• Given problem:
Exactly as written, write out the lines below from the first to the one containing "const mRightDomain = [0,22.45];", inclusive. Pictures do not belong in the copy.

• Recorded information:

++++++++++

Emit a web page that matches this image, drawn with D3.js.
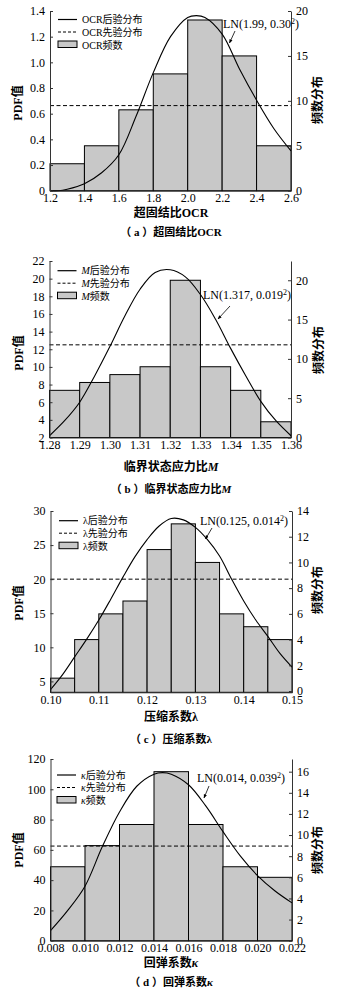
<!DOCTYPE html>
<html><head><meta charset="utf-8">
<script src="https://cdn.jsdelivr.net/npm/d3@7"></script>
<style>
body{margin:0;background:#fff}
svg{display:block}
text{font-family:"Liberation Serif","Times New Roman","Noto Sans CJK SC",serif;fill:#000}
</style>
</head><body>
<svg id="c" width="342" height="998"></svg>
<script>
// ---------- (a) OCR ----------
const ocrEdges = [1.2,1.4,1.6,1.8,2.0,2.2,2.4,2.6];
const ocrCounts = [3,5,9,13,19,15,5];
const ocrPrior = 0.663;
const ocrCurveX = [1.2,1.25,1.3,1.4,1.5,1.6,1.7,1.8,1.9,2.0,2.05,2.1,2.2,2.3,2.4,2.5,2.6];
const ocrCurveY = [0.0,0.0,0.012,0.055,0.14,0.28,0.58,0.92,1.2,1.35,1.364,1.35,1.22,0.95,0.705,0.485,0.31];
const ocrLeftTicks = [0,0.2,0.4,0.6,0.8,1.0,1.2,1.4];
const ocrRightTicks = [0,5,10,15,20];
const ocrXTicks = [1.2,1.4,1.6,1.8,2.0,2.2,2.4,2.6];
const ocrLeftDomain = [0,1.4];
const ocrRightDomain = [0,20];

// ---------- (b) M ----------
const mEdges = [1.28,1.29,1.30,1.31,1.32,1.33,1.34,1.35,1.36];
const mCounts = [6,7,8,9,20,9,6,2];
const mPrior = 12.5;
const mCurveX = [1.28,1.285,1.29,1.295,1.30,1.305,1.31,1.315,1.32,1.325,1.33,1.335,1.34,1.345,1.35,1.355,1.36];
const mCurveY = [2.2,3.9,6.0,9.0,12.3,15.8,18.8,20.7,21.0,20.2,18.2,15.4,12.1,9.0,6.1,3.9,2.2];
const mLeftTicks = [2,4,6,8,10,12,14,16,18,20,22];
const mRightTicks = [0,5,10,15,20];
const mXTicks = [1.28,1.29,1.30,1.31,1.32,1.33,1.34,1.35,1.36];
const mLeftDomain = [2,22];
const mRightDomain = [0,22.45];

// ---------- (c) lambda ----------
const lamEdges = [0.100,0.105,0.110,0.115,0.120,0.125,0.130,0.135,0.140,0.145,0.150];
const lamCounts = [1,4,6,7,11,13,10,6,5,4];
const lamPrior = 20;
const lamCurveX = [0.100,0.1025,0.105,0.1075,0.110,0.1125,0.115,0.1175,0.120,0.1225,0.125,0.1275,0.130,0.1325,0.135,0.1375,0.140,0.1425,0.145,0.1475,0.150];
const lamCurveY = [3.8,6.0,8.6,11.2,14.0,17.1,20.3,23.3,25.8,27.8,28.9,28.7,27.6,25.8,23.4,20.0,16.8,14.0,11.6,9.1,7.1];
const lamLeftTicks = [5,10,15,20,25,30];
const lamRightTicks = [0,2,4,6,8,10,12,14];
const lamXTicks = [0.10,0.11,0.12,0.13,0.14,0.15];
const lamLeftDomain = [3.4,30];
const lamRightDomain = [-0.1,14];

// ---------- (d) kappa ----------
const kapEdges = [0.008,0.010,0.012,0.014,0.016,0.018,0.020,0.022];
const kapCounts = [7,9,11,16,11,7,6];
const kapPrior = 62.5;
const kapCurveX = [0.008,0.009,0.010,0.011,0.012,0.013,0.014,0.0145,0.015,0.016,0.017,0.018,0.019,0.020,0.021,0.022];
const kapCurveY = [6.6,20,36,62,85,102,110,111,110,103,89,72,56,43,33,25];
const kapLeftTicks = [0,20,40,60,80,100,120];
const kapRightTicks = [0,2,4,6,8,10,12,14,16];
const kapXTicks = [0.008,0.010,0.012,0.014,0.016,0.018,0.020,0.022];
const kapLeftDomain = [0,120];
const kapRightDomain = [0,17.2];

// ---------- texts ----------
const panelSymbols = [{t:"OCR",i:false},{t:"M",i:true},{t:"λ",i:false},{t:"κ",i:true}];
const xLabels = ["超固结比","临界状态应力比","压缩系数","回弹系数"];
const captionLetters = ["a","b","c","d"];
const lnMain = ["LN(1.99, 0.30","LN(1.317, 0.019","LN(0.125, 0.014","LN(0.014, 0.039"];

const svg = d3.select("#c");
svg.append("rect").attr("width",342).attr("height",998).attr("fill","#fff");
const defs = svg.append("defs");
defs.append("marker").attr("id","arr").attr("viewBox","0 0 10 10").attr("refX",9).attr("refY",5)
  .attr("markerWidth",5).attr("markerHeight",5).attr("orient","auto")
  .append("path").attr("d","M0,1 L10,5 L0,9 z").attr("fill","#000");

const panels = [
  {edges:ocrEdges,counts:ocrCounts,prior:ocrPrior,cx:ocrCurveX,cy:ocrCurveY,lt:ocrLeftTicks,rt:ocrRightTicks,xt:ocrXTicks,ld:ocrLeftDomain,rd:ocrRightDomain,
   lfmt:d=>d===0?"0":d3.format(".1f")(d), xfmt:d3.format(".1f"),
   x0:50,x1:291,y0:11,y1:190.7, leg:[58,19.5], ln:[223,28], arrow:[[235,31],[229.5,43]], yl:[18,103], yr:[318,100], xl:213, cap:232},
  {edges:mEdges,counts:mCounts,prior:mPrior,cx:mCurveX,cy:mCurveY,lt:mLeftTicks,rt:mRightTicks,xt:mXTicks,ld:mLeftDomain,rd:mRightDomain,
   lfmt:d3.format("d"), xfmt:d3.format(".2f"),
   x0:49.5,x1:291,y0:261,y1:437.5, leg:[57.5,270.7], ln:[203,299], arrow:[[230,306],[218,319]], yl:[19,353], yr:[319,350], xl:467, cap:489},
  {edges:lamEdges,counts:lamCounts,prior:lamPrior,cx:lamCurveX,cy:lamCurveY,lt:lamLeftTicks,rt:lamRightTicks,xt:lamXTicks,ld:lamLeftDomain,rd:lamRightDomain,
   lfmt:d3.format("d"), xfmt:d3.format(".2f"),
   x0:50.5,x1:292,y0:511,y1:692.3, leg:[59,520.7], ln:[200,525], arrow:[[212,528],[205.5,539]], yl:[19,603], yr:[318,590], xl:717, cap:739},
  {edges:kapEdges,counts:kapCounts,prior:kapPrior,cx:kapCurveX,cy:kapCurveY,lt:kapLeftTicks,rt:kapRightTicks,xt:kapXTicks,ld:kapLeftDomain,rd:kapRightDomain,
   lfmt:d3.format("d"), xfmt:d3.format(".3f"),
   x0:50.5,x1:292,y0:759,y1:940.7, leg:[57,775], ln:[197,782], arrow:[[209,786],[204,798]], yl:[19,850], yr:[318,850], xl:963, cap:982}
];

function richText(sel, parts){
  parts.forEach(p=>{
    const ts = sel.append("tspan").text(p.t);
    if(p.i) ts.attr("font-style","italic");
  });
}

panels.forEach((p,k)=>{
  const g = svg.append("g");
  const x = d3.scaleLinear().domain([p.edges[0],p.edges[p.edges.length-1]]).range([p.x0,p.x1]);
  const yL = d3.scaleLinear().domain(p.ld).range([p.y1,p.y0]);
  const yR = d3.scaleLinear().domain(p.rd).range([p.y1,p.y0]);
  const sym = panelSymbols[k];

  // bars
  const bins = p.counts.map((c,i)=>({a:p.edges[i],b:p.edges[i+1],c}));
  g.selectAll("rect.bar").data(bins).enter().append("rect")
    .attr("x",d=>x(d.a)).attr("width",d=>x(d.b)-x(d.a))
    .attr("y",d=>yR(d.c)).attr("height",d=>p.y1-yR(d.c))
    .attr("fill","#c8c8c8").attr("stroke","#000").attr("stroke-width",1);

  // prior
  g.append("line").attr("x1",p.x0).attr("x2",p.x1).attr("y1",yL(p.prior)).attr("y2",yL(p.prior))
    .attr("stroke","#000").attr("stroke-width",1).attr("stroke-dasharray","4,2.5");

  // posterior curve
  const pts = p.cx.map((v,i)=>[v,p.cy[i]]);
  g.append("path").datum(pts)
    .attr("d",d3.line().x(d=>x(d[0])).y(d=>yL(d[1])).curve(d3.curveCatmullRom.alpha(0.5)))
    .attr("fill","none").attr("stroke","#000").attr("stroke-width",1.1);

  // axes
  const axL = d3.axisLeft(yL).tickValues(p.lt).tickFormat(p.lfmt).tickSizeInner(-3).tickSizeOuter(0).tickPadding(5);
  const axR = d3.axisRight(yR).tickValues(p.rt).tickFormat(d3.format("d")).tickSizeInner(-3).tickSizeOuter(0).tickPadding(5);
  const axB = d3.axisBottom(x).tickValues(p.xt).tickFormat(p.xfmt).tickSize(0).tickPadding(3);
  [ [axL,`translate(${p.x0},0)`], [axR,`translate(${p.x1},0)`], [axB,`translate(0,${p.y1})`] ].forEach(([ax,tr])=>{
    const a = g.append("g").attr("transform",tr).call(ax);
    a.select(".domain").attr("stroke","#333").attr("stroke-width",1);
    a.selectAll(".tick line").attr("stroke","#333");
    a.selectAll("text").style("font-size","12px").attr("fill","#000");
  });

  // legend
  const [lx,ly] = p.leg;
  const fs = 10;
  g.append("line").attr("x1",lx).attr("x2",lx+19).attr("y1",ly).attr("y2",ly).attr("stroke","#000").attr("stroke-width",1.2);
  g.append("line").attr("x1",lx).attr("x2",lx+19).attr("y1",ly+12.5).attr("y2",ly+12.5).attr("stroke","#000").attr("stroke-width",1).attr("stroke-dasharray","3,2");
  g.append("rect").attr("x",lx).attr("y",ly+21.5).attr("width",19).attr("height",6.5).attr("fill","#c8c8c8").attr("stroke","#000").attr("stroke-width",1);
  ["后验分布","先验分布","频数"].forEach((s,i)=>{
    const t = g.append("text").attr("x",lx+24).attr("y",ly+3.5+i*12.5+(i===2?0.5:0)).style("font-size",fs+"px");
    richText(t,[sym,{t:s}]);
  });

  // LN label with superscript
  const ln = g.append("text").attr("x",p.ln[0]).attr("y",p.ln[1]).style("font-size","12px");
  ln.append("tspan").text(lnMain[k]);
  ln.append("tspan").text("2").attr("dy",-4.5).style("font-size","8px");
  ln.append("tspan").text(")").attr("dy",4.5);
  g.append("line").attr("x1",p.arrow[0][0]).attr("y1",p.arrow[0][1]).attr("x2",p.arrow[1][0]).attr("y2",p.arrow[1][1])
    .attr("stroke","#000").attr("stroke-width",0.8).attr("marker-end","url(#arr)");

  // axis titles
  g.append("text").attr("transform",`translate(${p.yl[0]},${p.yl[1]}) rotate(-90)`).attr("text-anchor","middle")
    .attr("dy","0.35em").style("font-size","12px").style("font-weight","bold").text("PDF值");
  g.append("text").attr("transform",`translate(${p.yr[0]},${p.yr[1]}) rotate(-90)`).attr("text-anchor","middle")
    .attr("dy","0.35em").style("font-size","12px").style("font-weight","bold").text("频数分布");
  const xl = g.append("text").attr("x",171).attr("y",p.xl).attr("dy","0.35em").attr("text-anchor","middle").style("font-size","12px").style("font-weight","bold");
  richText(xl,[{t:xLabels[k]},sym]);
  const cap = g.append("text").attr("x",171).attr("y",p.cap).attr("dy","0.35em").attr("text-anchor","middle").style("font-size","11px").style("font-weight","bold");
  richText(cap,[{t:"（ "+captionLetters[k]+" ）"+xLabels[k]},sym]);
});
</script>
</body></html>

++++++++++

• Problem solution:
Emit a web page that matches this image, drawn with D3.js.
<!DOCTYPE html>
<html><head><meta charset="utf-8">
<script src="https://cdn.jsdelivr.net/npm/d3@7"></script>
<style>
body{margin:0;background:#fff}
svg{display:block}
text{font-family:"Liberation Serif","Times New Roman","Noto Sans CJK SC",serif;fill:#000}
</style>
</head><body>
<svg id="c" width="342" height="998"></svg>
<script>
// ---------- (a) OCR ----------
const ocrEdges = [1.2,1.4,1.6,1.8,2.0,2.2,2.4,2.6];
const ocrCounts = [3,5,9,13,19,15,5];
const ocrPrior = 0.663;
const ocrCurveX = [1.2,1.25,1.3,1.4,1.5,1.6,1.7,1.8,1.9,2.0,2.05,2.1,2.2,2.3,2.4,2.5,2.6];
const ocrCurveY = [0.0,0.0,0.012,0.055,0.14,0.28,0.58,0.92,1.2,1.35,1.364,1.35,1.22,0.95,0.705,0.485,0.31];
const ocrLeftTicks = [0,0.2,0.4,0.6,0.8,1.0,1.2,1.4];
const ocrRightTicks = [0,5,10,15,20];
const ocrXTicks = [1.2,1.4,1.6,1.8,2.0,2.2,2.4,2.6];
const ocrLeftDomain = [0,1.4];
const ocrRightDomain = [0,20];

// ---------- (b) M ----------
const mEdges = [1.28,1.29,1.30,1.31,1.32,1.33,1.34,1.35,1.36];
const mCounts = [6,7,8,9,20,9,6,2];
const mPrior = 12.5;
const mCurveX = [1.28,1.285,1.29,1.295,1.30,1.305,1.31,1.315,1.32,1.325,1.33,1.335,1.34,1.345,1.35,1.355,1.36];
const mCurveY = [2.2,3.9,6.0,9.0,12.3,15.8,18.8,20.7,21.0,20.2,18.2,15.4,12.1,9.0,6.1,3.9,2.2];
const mLeftTicks = [2,4,6,8,10,12,14,16,18,20,22];
const mRightTicks = [0,5,10,15,20];
const mXTicks = [1.28,1.29,1.30,1.31,1.32,1.33,1.34,1.35,1.36];
const mLeftDomain = [2,22];
const mRightDomain = [0,22.45];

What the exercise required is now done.